Unity urged over Palestinian UNESCO membership

Foreign Minister of the Palestinian Authority, Riyad Al-Malki delivers a speech on October 31, 2011 at the headquarters of UNESCO in Paris (AFP Photo / MIGUEL MEDINA)
Russia hopes the US, Canada and Israel will remain active in UNESCO following the UN organization’s decision to grant Palestinian membership, the president's special envoy for international cultural co-operation, Mikhail Shvydkoi, said on Wednesday.

­This week, the United Nations Educational, Scientific and Cultural Organization (UNESCO) approved Palestine's application for membership with 137 member-states voting in favor of granting status to Palestine.
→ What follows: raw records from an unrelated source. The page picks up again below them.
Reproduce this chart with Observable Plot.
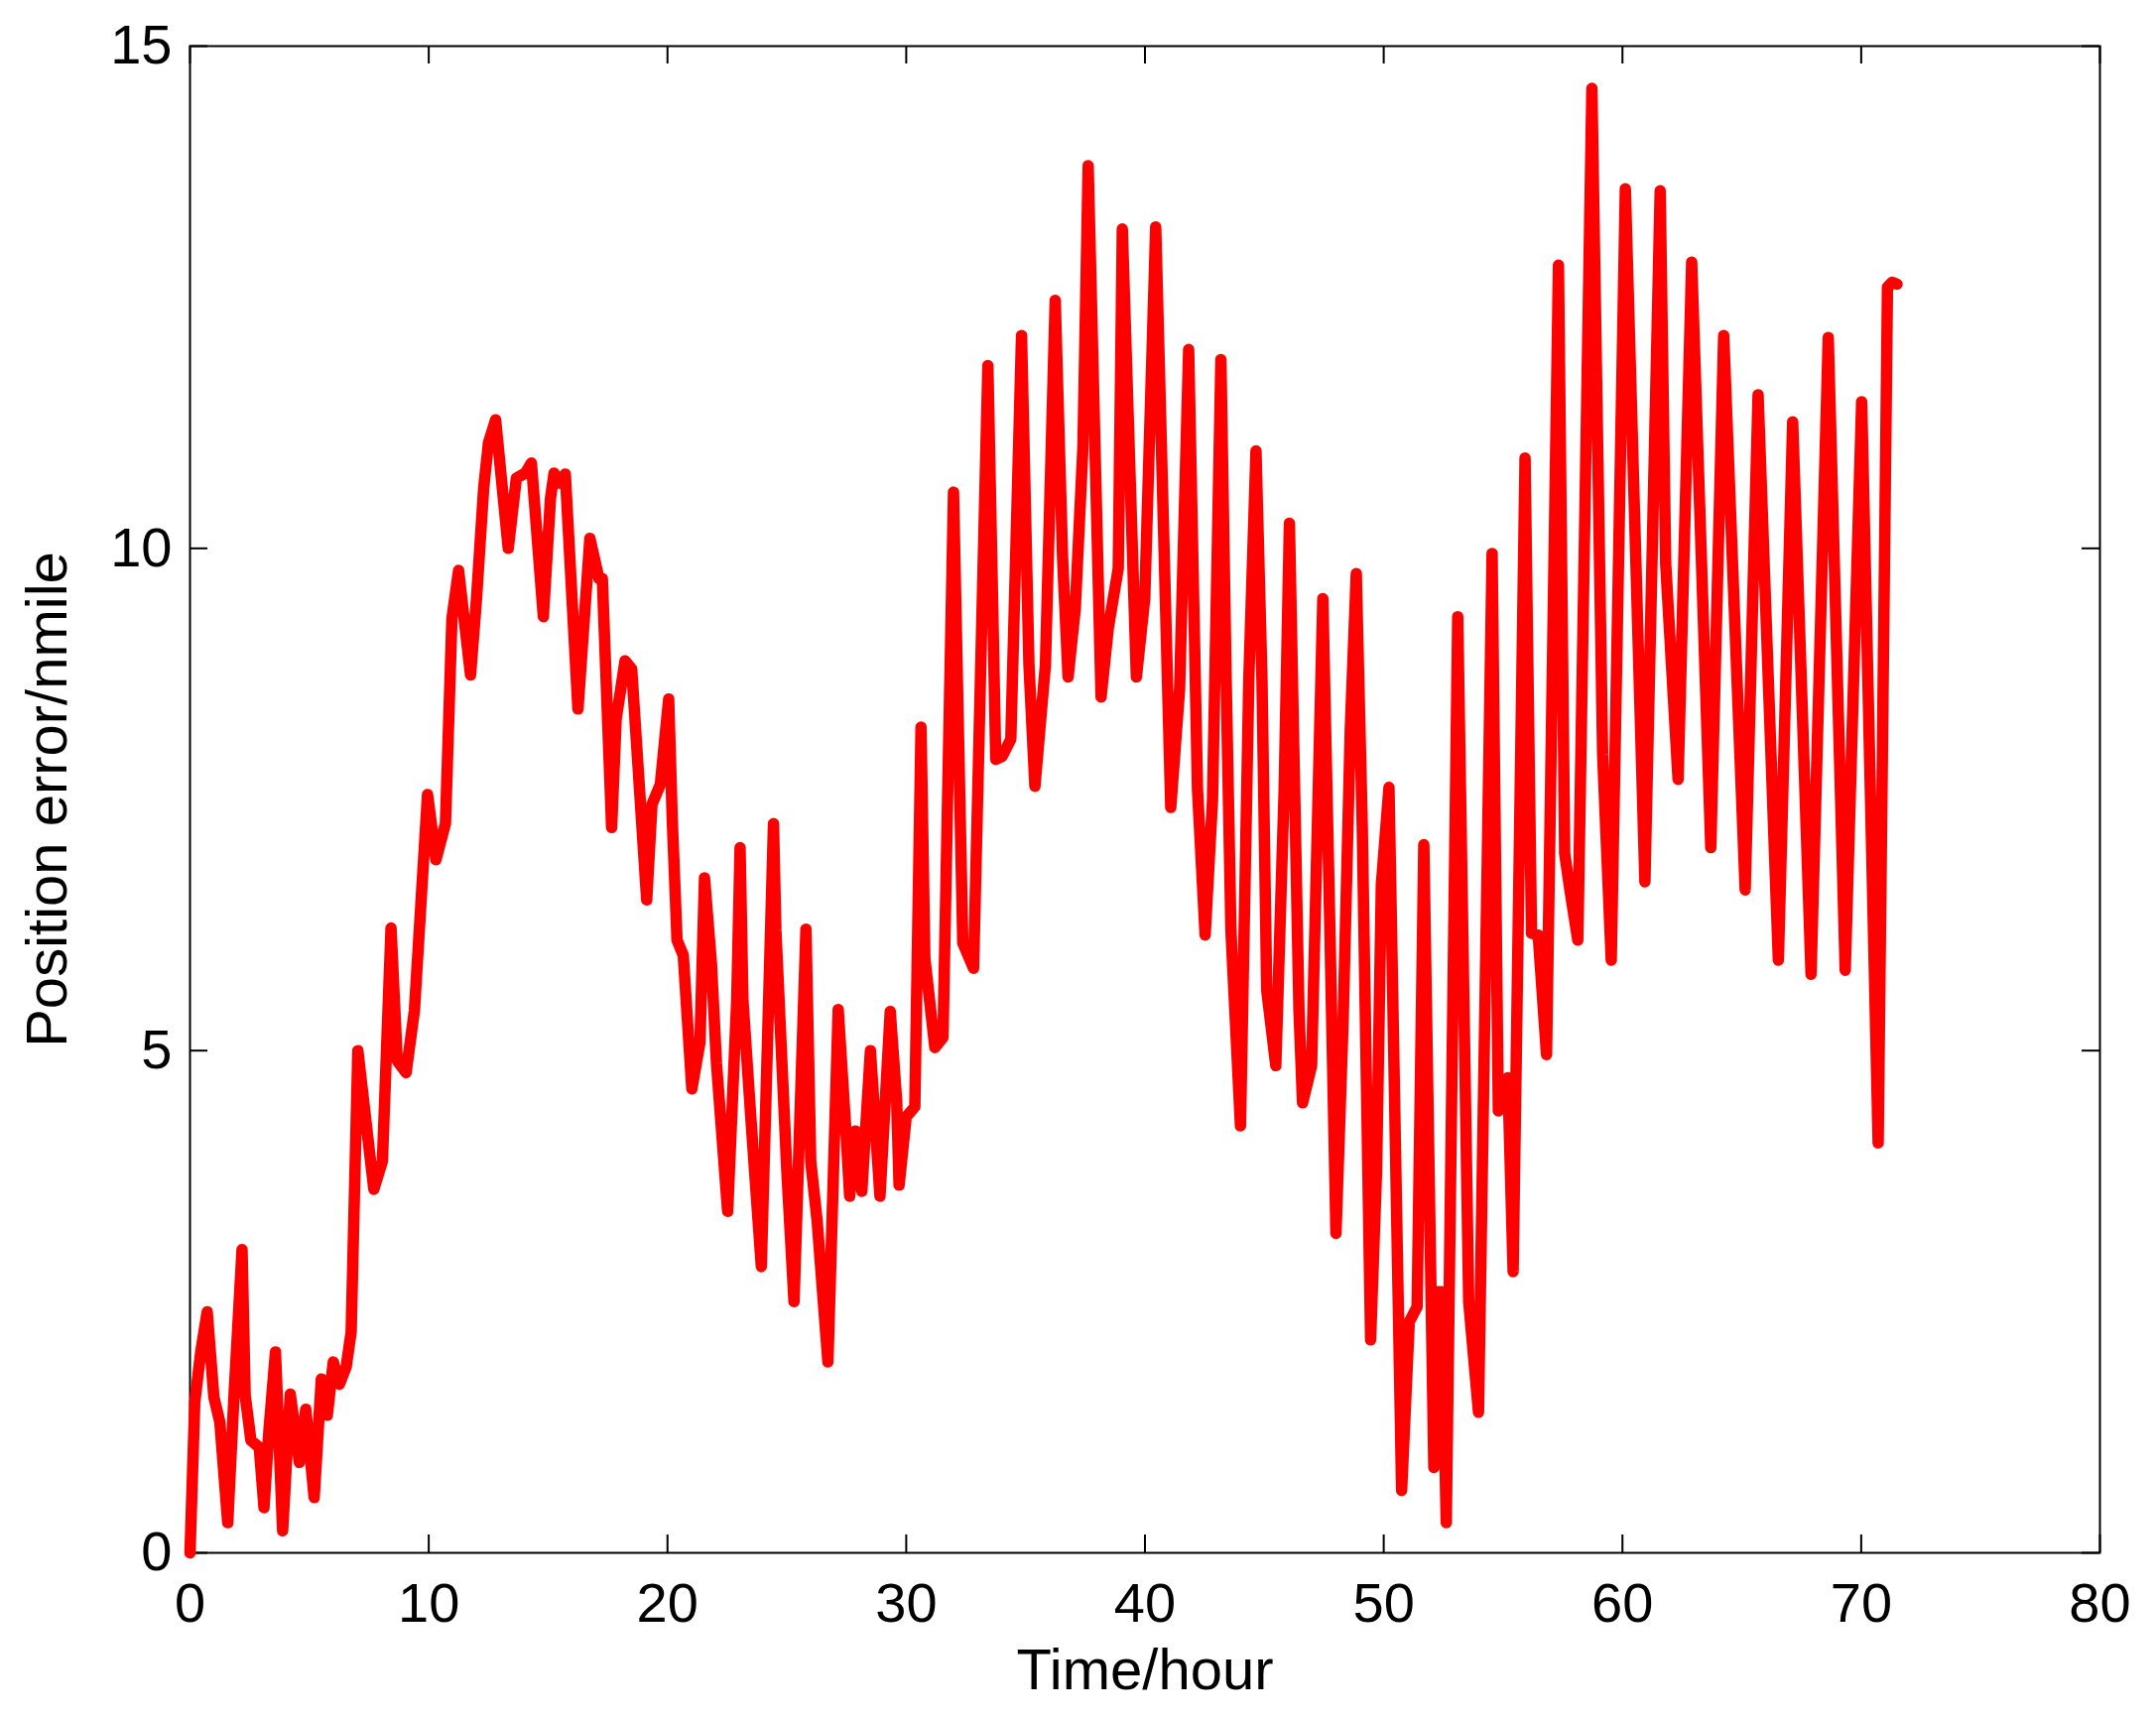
<!DOCTYPE html>
<html><head><meta charset="utf-8">
<script src="https://cdn.jsdelivr.net/npm/d3@7"></script>
<script src="https://cdn.jsdelivr.net/npm/@observablehq/plot@0.6"></script>
<style>html,body{margin:0;padding:0;background:#fff} svg{display:block}</style>
</head><body><div id="chart"></div>
<script>
// Time in hours
const time = [
  0.00,0.20,0.45,0.72,1.00,1.25,1.58,1.85,2.18,2.31,2.55,2.90,3.10,3.30,3.58,3.88,4.20,4.58,4.85,5.20,
  5.50,5.75,6.00,6.26,6.54,6.75,7.03,7.44,7.70,8.06,8.42,8.68,9.05,9.40,9.95,10.30,10.70,10.97,11.25,11.75,
  12.00,12.30,12.50,12.80,13.33,13.67,14.05,14.30,14.80,15.10,15.25,15.47,15.72,16.25,16.75,17.13,17.27,17.66,17.85,18.22,
  18.50,19.13,19.35,19.70,20.05,20.20,20.40,20.66,21.02,21.36,21.55,21.84,22.05,22.52,22.90,23.04,23.16,23.50,23.93,24.44,
  24.54,25.00,25.30,25.80,26.00,26.27,26.72,27.15,27.50,27.63,27.87,28.14,28.50,28.90,29.33,29.60,29.70,30.00,30.36,30.62,
  30.78,31.20,31.54,31.98,32.37,32.82,33.42,33.75,34.02,34.38,34.83,35.14,35.39,35.83,36.24,36.55,36.78,37.08,37.40,37.62,
  38.16,38.46,38.88,39.05,39.64,39.99,40.45,41.08,41.45,41.83,42.20,42.52,42.83,43.18,43.40,43.60,44.00,44.35,44.65,44.90,
  45.10,45.48,45.83,46.05,46.45,46.60,46.98,47.45,47.74,48.00,48.30,48.60,48.85,49.10,49.45,49.70,49.90,50.22,50.75,51.07,
  51.40,51.68,52.10,52.28,52.42,52.62,53.10,53.56,53.97,54.54,54.80,55.20,55.42,55.92,56.19,56.47,56.82,57.32,57.58,57.80,
  58.13,58.72,59.17,59.53,60.12,60.94,61.58,61.81,62.33,62.90,63.70,64.24,65.14,65.68,66.53,67.13,67.90,68.62,69.33,70.02,
  70.71,71.10,71.30,71.50
];
// Position error in nautical miles
const positionError = [
  0.00,1.50,2.00,2.40,1.55,1.30,0.30,1.60,3.02,1.57,1.12,1.05,0.45,1.20,2.00,0.22,1.58,0.90,1.43,0.55,
  1.73,1.37,1.90,1.68,1.85,2.20,5.00,4.15,3.62,3.90,6.22,4.90,4.78,5.40,7.55,6.90,7.26,9.30,9.78,8.74,
  9.50,10.60,11.05,11.28,10.00,10.70,10.75,10.85,9.32,10.50,10.75,10.65,10.74,8.40,10.10,9.70,9.70,7.22,8.30,8.88,
  8.80,6.50,7.45,7.65,8.50,7.30,6.10,5.95,4.62,5.08,6.72,5.87,4.88,3.40,5.50,7.02,5.50,4.30,2.85,7.26,
  6.20,3.80,2.50,6.21,3.90,3.30,1.90,5.41,4.10,3.55,4.20,3.60,5.00,3.55,5.39,4.50,3.66,4.34,4.44,8.22,
  5.92,5.03,5.13,10.56,6.07,5.82,11.82,7.90,7.93,8.10,12.12,8.84,7.63,8.84,12.47,9.90,8.72,9.40,11.00,13.81,
  8.52,9.20,9.80,13.18,8.72,9.50,13.20,7.42,8.60,11.98,7.60,6.15,7.50,11.88,8.70,6.20,4.25,8.70,10.97,8.70,
  5.60,4.85,7.60,10.25,5.40,4.48,4.85,9.50,6.27,3.18,5.30,8.20,9.75,7.25,2.12,3.80,6.65,7.62,0.62,2.30,
  2.45,7.05,0.85,2.60,2.60,0.30,9.32,2.50,1.40,9.95,4.40,4.73,2.80,10.90,6.17,6.15,4.96,12.82,6.96,6.60,
  6.10,14.58,7.95,5.90,13.58,6.68,13.56,9.85,7.70,12.85,7.02,12.12,6.60,11.53,5.90,11.26,5.76,12.10,5.80,11.46,
  4.08,12.60,12.65,12.63
];
const xTicks = [0, 10, 20, 30, 40, 50, 60, 70, 80];
const yTicks = [0, 5, 10, 15];
const xLabel = "Time/hour";
const yLabel = "Position error/nmile";

const data = time.map((t, i) => ({t, e: positionError[i]}));

const W = 2173, H = 1732, mL = 191, mR = 57, mT = 46, mB = 167;
const fw = W - mL - mR, fh = H - mT - mB;
const tk = 18;
const font = "'Liberation Sans', Arial, Helvetica, sans-serif";

const chart = Plot.plot({
  width: W, height: H,
  marginLeft: mL, marginRight: mR, marginTop: mT, marginBottom: mB,
  style: {fontFamily: font, background: "white", color: "black", overflow: "visible"},
  x: {domain: [0, 80]},
  y: {domain: [0, 15]},
  marks: [
    Plot.tickX(xTicks, {x: d => d, insetTop: fh - tk, stroke: "black", strokeWidth: 2}),
    Plot.tickX(xTicks, {x: d => d, insetBottom: fh - tk, stroke: "black", strokeWidth: 2}),
    Plot.tickY(yTicks, {y: d => d, insetRight: fw - tk, stroke: "black", strokeWidth: 2}),
    Plot.tickY(yTicks, {y: d => d, insetLeft: fw - tk, stroke: "black", strokeWidth: 2}),
    Plot.frame({stroke: "black", strokeWidth: 2}),
    Plot.line(data, {x: "t", y: "e", stroke: "#ff0000", strokeWidth: 11.5, strokeLinejoin: "round", strokeLinecap: "round"}),
    Plot.axisX(xTicks, {tickSize: 0, tickPadding: 30, fontSize: 56, label: null, tickFormat: d => String(d)}),
    Plot.axisY(yTicks, {tickSize: 0, tickPadding: 18, fontSize: 56, label: null, tickFormat: d => String(d)}),
    Plot.text([xLabel], {frameAnchor: "bottom", dy: 119, fontSize: 58, lineAnchor: "middle", textAnchor: "middle", fill: "black"}),
    Plot.text([yLabel], {frameAnchor: "left", dx: -143, rotate: -90, fontSize: 58, lineAnchor: "middle", textAnchor: "middle", fill: "black"})
  ]
});
document.getElementById("chart").appendChild(chart);
</script>
</body></html>
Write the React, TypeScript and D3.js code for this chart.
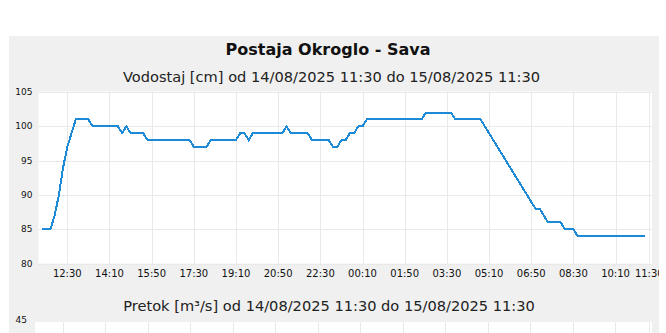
import React from "react";
import * as d3 from "d3";

const startTime = "2025-08-14T11:30:00";
const endTime = "2025-08-15T11:30:00";
const stepMinutes = 10;

// Vodostaj [cm], 10-minute readings from 14/08 11:30
const levels: number[] = [
  85, 85, 85, 87, 90, 94, 97, 99, 101, 101, 101, 101,
  100, 100, 100, 100, 100, 100, 100, 99, 100, 99, 99, 99, 99,
  98, 98, 98, 98, 98, 98, 98, 98, 98, 98, 98,
  97, 97, 97, 97,
  98, 98, 98, 98, 98, 98, 98,
  99, 99, 98,
  99, 99, 99, 99, 99, 99, 99, 99,
  100,
  99, 99, 99, 99, 99,
  98, 98, 98, 98, 98,
  97, 97, 98, 98, 99, 99, 100, 100,
  101, 101, 101, 101, 101, 101, 101, 101, 101, 101, 101, 101, 101, 101,
  102, 102, 102, 102, 102, 102, 102,
  101, 101, 101, 101, 101, 101, 101,
  100, 99, 98, 97, 96, 95, 94, 93, 92, 91, 90, 89,
  88, 88, 87,
  86, 86, 86, 86,
  85, 85, 85,
  84, 84, 84, 84, 84, 84, 84, 84, 84, 84, 84, 84, 84, 84, 84, 84, 84,
];

const tickLabels = [
  "12:30", "14:10", "15:50", "17:30", "19:10", "20:50", "22:30",
  "00:10", "01:50", "03:30", "05:10", "06:50", "08:30", "10:10", "11:30",
];
const levelTicks = [80, 85, 90, 95, 100, 105];
const flowTicks = [45];

const title = "Postaja Okroglo - Sava";
const levelTitle = "Vodostaj [cm] od 14/08/2025 11:30 do 15/08/2025 11:30";
const flowTitle = "Pretok [m³/s] od 14/08/2025 11:30 do 15/08/2025 11:30";

const FONT = "'DejaVu Sans', Verdana, sans-serif";
const GRID = "#e9e9e9";
const LINE = "#1c8ad6";

export default function App() {
  const t0 = new Date(startTime);
  const t1 = new Date(endTime);

  const tickTimes = tickLabels.map((lab) => {
    const [h, m] = lab.split(":").map(Number);
    const d = new Date(t0);
    d.setHours(h, m, 0, 0);
    if (d <= t0) d.setDate(d.getDate() + 1);
    return d;
  });

  const x = d3.scaleTime().domain([t0, t1]).range([42, 649.3]);
  const y = d3.scaleLinear().domain([80, 105]).range([263.6, 92]);
  const x2 = d3.scaleTime().domain([t0, t1]).range([37.2, 649]);
  const y2 = d3.scaleLinear().domain([0, 45]).range([600, 322]);

  const pts = levels.map((v, i) => ({ t: d3.timeMinute.offset(t0, i * stepMinutes), v }));
  const line = d3
    .line<{ t: Date; v: number }>()
    .x((d) => x(d.t))
    .y((d) => y(d.v));

  return (
    <svg
      width={666}
      height={333}
      style={{ position: "absolute", left: 0, top: 0, display: "block" }}
      fontFamily={FONT}
    >
      <defs>
        <clipPath id="panel">
          <rect x={9} y={36} width={650} height={297} />
        </clipPath>
      </defs>
      <rect x={0} y={0} width={666} height={333} fill="#ffffff" />
      <g clipPath="url(#panel)">
        <rect x={9} y={36} width={650} height={297} fill="#f0f0f0" />
        <text x={328} y={55} textAnchor="middle" fontSize={16} fontWeight="bold" fill="#111">
          {title}
        </text>
        <text x={331.5} y={81.5} textAnchor="middle" fontSize={14.6} fill="#222">
          {levelTitle}
        </text>

        {/* level plot */}
        <rect x={38.5} y={91.5} width={613.5} height={172} fill="#ffffff" />
        {levelTicks.map((v) => (
          <line key={"hg" + v} x1={38.5} x2={652} y1={Math.round(y(v)) + 0.5} y2={Math.round(y(v)) + 0.5} stroke={GRID} />
        ))}
        {tickTimes.map((d, i) => (
          <line key={"vg" + i} x1={Math.round(x(d)) + 0.5} x2={Math.round(x(d)) + 0.5} y1={91.5} y2={263.5} stroke={GRID} />
        ))}
        <path d={line(pts) || ""} fill="none" stroke={LINE} strokeWidth={2} shapeRendering="crispEdges" />
        {levelTicks.map((v) => (
          <text key={"yl" + v} x={32.5} y={y(v) + 3} textAnchor="end" fontSize={9} fill="#111">
            {v}
          </text>
        ))}
        {tickTimes.map((d, i) => (
          <text key={"xl" + i} x={x(d)} y={276.7} textAnchor="middle" fontSize={10} fill="#111">
            {tickLabels[i]}
          </text>
        ))}

        {/* flow plot (top part) */}
        <text x={329} y={311} textAnchor="middle" fontSize={14.6} fill="#222">
          {flowTitle}
        </text>
        <rect x={35} y={322} width={617} height={20} fill="#ffffff" />
        {tickTimes.map((d, i) => (
          <line key={"vg2" + i} x1={Math.round(x2(d)) + 0.5} x2={Math.round(x2(d)) + 0.5} y1={322} y2={340} stroke={GRID} />
        ))}
        {flowTicks.map((v) => (
          <text key={"fl" + v} x={27} y={y2(v) + 1} textAnchor="end" fontSize={9} fill="#111">
            {v}
          </text>
        ))}
      </g>
    </svg>
  );
}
Fourteen member states, including Germany, the United States and Israel opposed the decision.

Motivated by UNESCO's decision to grant them membership, Palestinian officials said they wanted to seize the momentum and expand their presence at the United Nations. The Palestinians are seeking unilateral moves toward statehood as peace talks with Israel, which continues to construct Jewish settlements on disputed land, have collapsed.

Shvydkoi said the reaction of the US and Canadian governments to UNESCO’s decision were easily predictable.

"In general, it's a senseless step to comment on the decision of the US and Canadian governments," he said. "The US has firm guidelines in this respect. Everybody realized well enough what will follow Palestine's accession."

Shvydkoi said it would be unfortunate if specific countries halted their participation in UNESCO which last year infuriated Israel by defining West Bank holy sites sacred to both Jews and Muslims as "Palestinian."

"Withdrawal of the US, Canada and Israel from active participation in UNESCO is not good news," the envoy said. "The fact of the matter is not that the organization loses big payers, but that the presence of such countries in the organization is very important."

Meanwhile, the head of the State Duma's international affairs committee, Konstantin Kosachev, predicted that the Palestinian National Authority may become a fully-fledged UN member no later than 2012.

“If [accession to the United Nations] does not happen this year, it is evident that there is a high probability of Palestine's accession to the UN next year," he said.

He stressed that such a designation for the Palestinians would be extremely important for the future success of the Middle East settlement.

"The unequal status of the negotiating sides [Palestine and Israel] in many respects makes the dialogue senseless. There can be no alternative to the talks," Kosachev said. "If Palestine gets fully-fledged international recognition, the conflict settlement process will proceed much faster."

The Russian Duma member agreed that Palestine's recent accession to UNESCO is an important stage on its path towards recognition.

The parliamentarian expressed confidence that Palestine's UNESCO membership will become a signal for the United Nations as well as other countries.

Kosachev also criticized the reaction of Canada and the United States who expressed their protest by announcing they would stop the financing of UNESCO.

"Canada and the United States politicize this situation. This is incorrect," he said.

He also welcomed the fact that the majority of other member-states of UNESCO, including Russia and France, "did not shiver in the face of financial blackmailing and did not abandon their positions."

The proclaimed State of Palestine has been officially recognized by 127 countries. It is a member of the League of Arab States, but does not enjoy the status of a fully-fledged UN member.